Bronstein missed the scenes at the Kabul airstrip, with military flights taking off with hundreds of Afghans on board. The images of desperate people clinging to the underside of the plane only to fall to their deaths over Kabul shocked the world, but Bronstein says such chaos was inevitable.
“That was naturally going to happen,” Bronstein says. “When a government falls there’s nothing for the people to do but panic and try to leave the country.”
In Bronstein’s view, the US and its allies did enough to try to help interpreters, and other Afghans who had helped them in the decades-long conflict with the Taliban, leave the country.
“I think so — I mean they can’t wave a magic wand and fix everything, right?” she says. “It just happened much faster [than expected]. Everybody was shocked, absolutely shocked.”
Yet Bronstein also understands the rapid surrender of the Afghan forces, despite the US having spent years training them. The problem was the Afghan government was not paying or feeding its soldiers properly and in many cases the soldiers’ own villages had already been taken over.
Bronstein has travelled extensively throughout Afghanistan. She worked for Getty on staff until 2013 and then as a freelancer.
When asked how the mood of the Afghan people had shifted over the years, she pointed out that the name of her 2016 book was Between Hope and Fear. “Mostly I would say it’s been fear for quite some time.”
“What was different for the Afghans this time was the Taliban were taking over the country,” she says. “They were driven from their homes in the northern provinces and forced to flee to Kabul. In the south, it was equally as horrific. The Afghans were shocked that the Taliban were taking over at such a speed, and doing it on a very efficient level.”
On this trip, Bronstein stayed mostly in Kabul because the security situation made internal travel “almost impossible.”
But the story was coming to Kabul. Among her recent work are striking images of Afghans displaced from conflict zones, such as in northern Afghanistan, living in makeshift camps in Kabul’s city parks. Bronstein covered that story for three days’ straight.
The humanitarian community has verified 17,600 internally displaced persons who arrived in Kabul between July 1 this year and August 15, when the Taliban took Kabul. There would be thousands more since.
She also covered the impact of coronavirus on Afghans, the students at a girls’ school and talented youth, such as two young musicians, who were trying to leave the country ahead of the Taliban takeover.
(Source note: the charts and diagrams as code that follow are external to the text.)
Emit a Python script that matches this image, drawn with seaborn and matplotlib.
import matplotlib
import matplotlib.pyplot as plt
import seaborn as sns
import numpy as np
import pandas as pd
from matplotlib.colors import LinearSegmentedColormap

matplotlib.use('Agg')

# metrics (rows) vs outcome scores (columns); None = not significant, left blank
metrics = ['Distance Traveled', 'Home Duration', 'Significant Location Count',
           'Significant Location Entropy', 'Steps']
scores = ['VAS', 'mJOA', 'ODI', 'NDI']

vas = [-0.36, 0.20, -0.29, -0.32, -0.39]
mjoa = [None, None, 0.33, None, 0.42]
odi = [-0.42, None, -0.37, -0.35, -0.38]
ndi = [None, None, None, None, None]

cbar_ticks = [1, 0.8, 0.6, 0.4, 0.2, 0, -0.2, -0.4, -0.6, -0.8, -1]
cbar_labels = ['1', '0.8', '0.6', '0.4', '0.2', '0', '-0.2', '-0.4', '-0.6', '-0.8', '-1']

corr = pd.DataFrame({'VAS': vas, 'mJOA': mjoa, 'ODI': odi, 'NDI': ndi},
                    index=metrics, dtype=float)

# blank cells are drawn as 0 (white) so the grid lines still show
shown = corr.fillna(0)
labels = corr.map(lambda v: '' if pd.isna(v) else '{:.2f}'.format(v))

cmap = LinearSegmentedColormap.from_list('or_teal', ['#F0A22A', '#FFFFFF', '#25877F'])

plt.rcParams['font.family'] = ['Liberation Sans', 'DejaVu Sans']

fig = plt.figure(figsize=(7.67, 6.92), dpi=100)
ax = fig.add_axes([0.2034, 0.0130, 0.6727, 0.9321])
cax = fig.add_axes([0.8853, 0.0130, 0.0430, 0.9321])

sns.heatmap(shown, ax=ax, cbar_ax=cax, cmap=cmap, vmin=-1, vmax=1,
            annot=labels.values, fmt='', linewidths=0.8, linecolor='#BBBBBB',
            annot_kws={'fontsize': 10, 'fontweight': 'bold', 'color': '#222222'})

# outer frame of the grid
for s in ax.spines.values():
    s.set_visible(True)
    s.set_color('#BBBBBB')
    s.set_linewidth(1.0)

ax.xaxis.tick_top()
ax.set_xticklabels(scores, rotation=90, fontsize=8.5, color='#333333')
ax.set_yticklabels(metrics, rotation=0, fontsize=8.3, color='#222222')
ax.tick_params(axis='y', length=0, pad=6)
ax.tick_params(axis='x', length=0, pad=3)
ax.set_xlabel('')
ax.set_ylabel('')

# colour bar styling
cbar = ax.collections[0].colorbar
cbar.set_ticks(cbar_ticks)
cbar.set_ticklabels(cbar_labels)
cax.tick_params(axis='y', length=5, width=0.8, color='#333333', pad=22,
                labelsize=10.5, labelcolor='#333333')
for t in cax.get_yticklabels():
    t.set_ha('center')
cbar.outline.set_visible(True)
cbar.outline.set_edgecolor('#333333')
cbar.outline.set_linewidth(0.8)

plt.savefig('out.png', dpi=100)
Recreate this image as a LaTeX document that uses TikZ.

She hopes to follow up with those who haven’t already managed to flee the country when she returns.
Bronstein, whose career as a photojournalist spans three decades, says she has produced some of her best work in Afghanistan and her empathy and understanding of the Afghan people and their culture is what keeps her coming back.
She says being a woman makes the job both easier and harder. “What makes it easier is dealing with women — I can relate to women very easily, and they relate to me, it’s fantastic. The relationship with Afghan women is the best,” Bronstein says.
“What’s more difficult is doing things in mosques and things that are male dominated. There’s plenty of things that are a hassle for a woman. And even when I’m trying to gain access to a woman’s domain, I usually have to ask permission from male relatives.”
She does not think this will be heightened under the Taliban: “It was pretty heightened before — I don’t see how it can be worse.”
When she left, many women in Kabul were already covering up with the burqa; Bronstein herself has always worn a headscarf when working in Afghanistan but does not intend to wear a burqa.
Yet she doesn’t know what will be waiting for her when she returns.
“This is just the last chapter of war for me, but now that we’re in the Taliban era again, it’s so shocking, I have no words,” she says.